NUMERICAL ANALYSIS OF SHARP AEROSPIKE-INDUCED FLOW MODIFICATION FOR WAVE DRAG REDUCTION IN HYPERSONIC FLOW
Abstract
To ensure efficient design of long-duration flights, it is important to address the common issues of high surface temperature and aerodynamic drag during high-speed flights. The numerical analysis conducted for this study utilized a free stream condition of Mach 8.0, which is expected to result in turbulent flow. The aim of this study is to investigate how active and passive cooling methods synergistically reduce drag in hypersonic flight, particularly using a short spike, through numerical simulations aimed at enhancing aerodynamic efficiency and thermal management.

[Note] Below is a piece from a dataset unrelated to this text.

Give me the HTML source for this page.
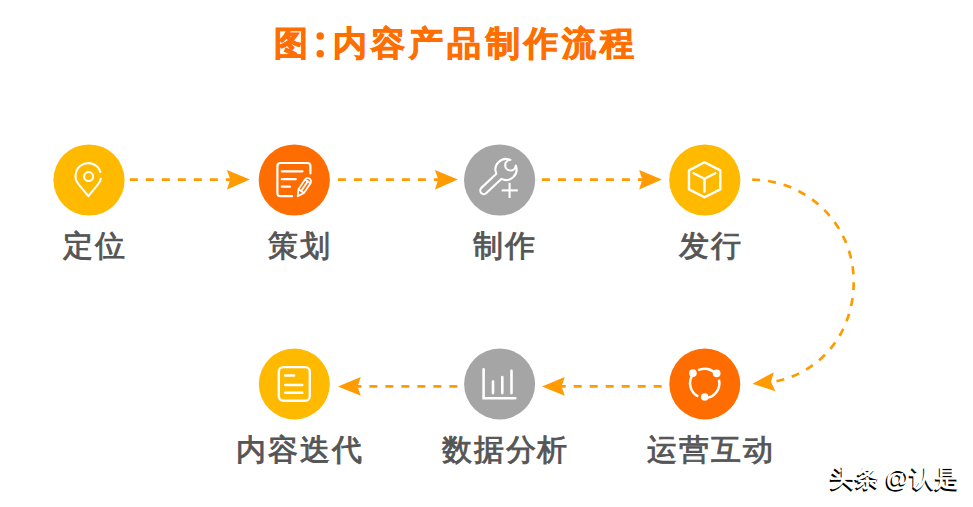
<!DOCTYPE html>
<html><head><meta charset="utf-8">
<style>
html,body{margin:0;padding:0;background:#fff;}
body{width:973px;height:507px;position:relative;overflow:hidden;font-family:"Liberation Sans",sans-serif;}
.t{position:absolute;white-space:nowrap;}
#title{left:274px;top:21px;font-size:34px;line-height:44px;font-weight:bold;color:#FF6E00;letter-spacing:4.1px;-webkit-text-stroke:0.9px #FF6E00;}
#colon{display:inline-block;width:21px;letter-spacing:0;color:transparent;-webkit-text-stroke:0;text-align:center;}
.lb{position:absolute;width:200px;text-align:center;font-size:30px;color:#555;line-height:40px;letter-spacing:1.9px;-webkit-text-stroke:0.9px #555;}
#wm{left:830px;top:462px;font-size:24px;font-weight:bold;letter-spacing:1px;word-spacing:-2px;color:#fff;text-shadow:-1.5px 1.5px 0 #000;}
svg{position:absolute;left:0;top:0;}
</style></head><body>
<svg width="973" height="507" viewBox="0 0 973 507">
  <circle cx="320.2" cy="36" r="3.75" fill="#FF6E00"/><circle cx="320.2" cy="53.75" r="3.75" fill="#FF6E00"/>
  <!-- circles -->
  <circle cx="89" cy="180" r="35.6" fill="#FFBA00"/>
  <circle cx="294.3" cy="180" r="35.6" fill="#FF6D00"/>
  <circle cx="499.6" cy="180" r="35.6" fill="#A5A5A5"/>
  <circle cx="704.8" cy="180" r="35.6" fill="#FFBA00"/>
  <circle cx="294.3" cy="384" r="35.5" fill="#FFBA00"/>
  <circle cx="499.6" cy="384" r="35.5" fill="#A5A5A5"/>
  <circle cx="704.8" cy="384" r="35.5" fill="#FF6D00"/>

  <!-- straight dashed arrows top -->
  <g stroke="#FF9B00" stroke-width="2.7" stroke-dasharray="8 8" fill="none">
    <line x1="129.8" y1="179.6" x2="232" y2="179.6"/>
    <line x1="337.9" y1="179.6" x2="440" y2="179.6"/>
    <line x1="541.9" y1="179.6" x2="644" y2="179.6"/>
    <line x1="661.7" y1="386.4" x2="561" y2="386.4" />
    <line x1="457.4" y1="386.4" x2="357" y2="386.4" />
    <path d="M751.9 179.7 A101.8 101.9 0 0 1 853.7 281.6 C853.7 333.99 819.58 374.21 771 382.38" stroke-dashoffset="15.7"/>
  </g>
  <g fill="#FF9B00">
    <path d="M249.80 179.6 L227.00 169.9 L230.20 179.6 L227.00 189.6 Z"/>
    <path d="M457.80 179.6 L435.00 169.9 L438.20 179.6 L435.00 189.6 Z"/>
    <path d="M661.90 179.6 L639.10 169.9 L642.30 179.6 L639.10 189.6 Z"/>
    <path d="M542.00 386.4 L564.80 376.9 L561.50 386.4 L564.80 395.8 Z"/>
    <path d="M338.00 386.4 L360.80 376.9 L357.50 386.4 L360.80 395.8 Z"/>
    <path d="M752.5 383.7 L773.8 372.2 L771 382.1 L775.4 391.2 Z"/>
  </g>

  <!-- icons -->
  <g stroke="#fff" stroke-width="2" fill="none" stroke-linecap="butt" stroke-linejoin="round">
    <!-- pin -->
    <path d="M100.66 172.69 A12.8 12.8 0 1 0 78.64 184.4 L88.4 196.2 L97.96 184.4 A12.8 12.8 0 0 0 100.98 177.78"/>
    <circle cx="88.6" cy="176.6" r="4.5"/>
  </g>
  <g stroke="#fff" stroke-width="2.2" fill="none" stroke-linecap="round" stroke-linejoin="round">
    <!-- document + pencil -->
    <path d="M292 196.2 H280.4 Q277.4 196.3 277.4 193.3 V166 Q277.4 163 280.4 163 H307.4 Q310.4 163 310.4 166 V173.5"/>
    <line x1="281.8" y1="171.3" x2="302.5" y2="171.3"/>
    <line x1="281.8" y1="179.2" x2="295.8" y2="179.2"/>
    <line x1="281.8" y1="186.7" x2="289.9" y2="186.7"/>
  </g>
  <g transform="translate(297.7 196.3) rotate(-56)" stroke="#fff" stroke-width="1.8" fill="none" stroke-linejoin="round">
    <path d="M0 0 L6.3 -3.3 H18 A3.3 3.3 0 0 1 18 3.3 H6.3 Z"/>
    <line x1="6.3" y1="-3.3" x2="6.3" y2="3.3"/>
    <line x1="18" y1="-3.3" x2="18" y2="3.3"/>
    <line x1="6.3" y1="0" x2="18" y2="0"/>
  </g>
  <!-- wrench -->
  <g transform="translate(506 169.5) rotate(46.5)" stroke="#fff" stroke-width="2.1" fill="none" stroke-linejoin="round">
    <path d="M-3.95 -9.73 A5.3 5.3 0 1 0 3.95 -9.73 A10.5 10.5 0 0 1 3.6 9.86 L3.6 30.5 A3.6 3.6 0 0 1 -3.6 30.5 L-3.6 9.86 A10.5 10.5 0 0 1 -3.95 -9.73 Z"/>
  </g>
  <g stroke="#fff" stroke-width="2.1" fill="none">
    <line x1="501.7" y1="190.4" x2="517.8" y2="190.4"/>
    <line x1="509.6" y1="182.8" x2="509.6" y2="198"/>
  </g>
  <!-- cube -->
  <g stroke="#fff" stroke-width="2.4" fill="none" stroke-linejoin="round" stroke-linecap="round">
    <path d="M704.5 162.3 L720.3 170.4 V189.4 L704.5 197.3 L689 189.4 V170.4 Z"/>
    <path d="M693.6 173.2 L704.5 178.7 L715.3 173.2 M704.5 178.7 V191.6"/>
  </g>
  <!-- doc icon -->
  <g stroke="#fff" stroke-width="2.4" fill="none" stroke-linecap="round">
    <rect x="278.8" y="367.1" width="31" height="33.6" rx="4.6"/>
    <line x1="285.2" y1="375.5" x2="294.1" y2="375.5"/>
    <line x1="285.2" y1="385" x2="302.3" y2="385"/>
    <line x1="285.2" y1="392.8" x2="302.3" y2="392.8"/>
  </g>
  <!-- chart icon -->
  <g stroke="#fff" stroke-width="2.6" fill="none" stroke-linecap="round">
    <path d="M483.6 369.3 V398.3 H515.3"/>
    <line x1="493" y1="381.5" x2="493" y2="393.1"/>
    <line x1="502.3" y1="377" x2="502.3" y2="393.1"/>
    <line x1="511.5" y1="370.8" x2="511.5" y2="393.1"/>
  </g>
  <!-- share/ring icon -->
  <g>
    <path d="M698.12 370.21 A14.65 14.65 0 0 1 716.00 373.98 M718.88 379.61 A14.65 14.65 0 0 1 704.70 397.95 M698.28 396.47 A14.65 14.65 0 0 1 693.59 373.75" stroke="#fff" stroke-width="2.5" fill="none"/>
    <circle cx="692.9" cy="373.15" r="3.8" fill="#fff"/>
    <circle cx="716.7" cy="373.4" r="3.8" fill="#fff"/>
    <circle cx="704.7" cy="397" r="3.8" fill="#fff"/>
  </g>
</svg>
<div class="t" id="title">图<span id="colon">:</span>内容产品制作流程</div>
<div class="lb" style="left:-5px;top:225.5px;">定位</div>
<div class="lb" style="left:200.3px;top:225.5px;">策划</div>
<div class="lb" style="left:405px;top:225.5px;">制作</div>
<div class="lb" style="left:610.8px;top:225.5px;">发行</div>
<div class="lb" style="left:200.3px;top:429.5px;">内容迭代</div>
<div class="lb" style="left:405.6px;top:429.5px;">数据分析</div>
<div class="lb" style="left:610.8px;top:429.5px;">运营互动</div>
<div class="t" id="wm">头条 @认是</div>
</body></html>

The numerical analysis was conducted using ANSYS Fluent on a model with a blunted cone, bluntness ratio of 0.86, cone base diameter 70 mm, and a sharp spike of different sizes located in the leading nose region. Unlike many existing studies that do not consider the turbulent model for incoming freestream flow, this investigation incorporated the k-ω turbulent model to capture turbulent phenomena. Based on the numerical results, the short spike device was found to reduce pressure drag on the forward heat shield by up to 23.78%. Utilizing a short spike in conjunction with a counter jet at a maximum pressure ratio of 43.7 resulted in a significant drag reduction of about 86.9%. This research presents an innovative technique for reducing drag in hypersonic flights through the combined use of active and passive cooling strategies. By integrating a short spike with a counter jet at a maximum pressure ratio of 43.7 that achieved a remarkable drag reduction of around 86.9%. The synergy between the passive spike and the active counter jet demonstrates significant potential for enhancing aerodynamics in high-speed flight conditions. These numerical findings suggest that the newly developed device has significant potential to serve as an effective protection heat shield for hypervelocity flight in the future.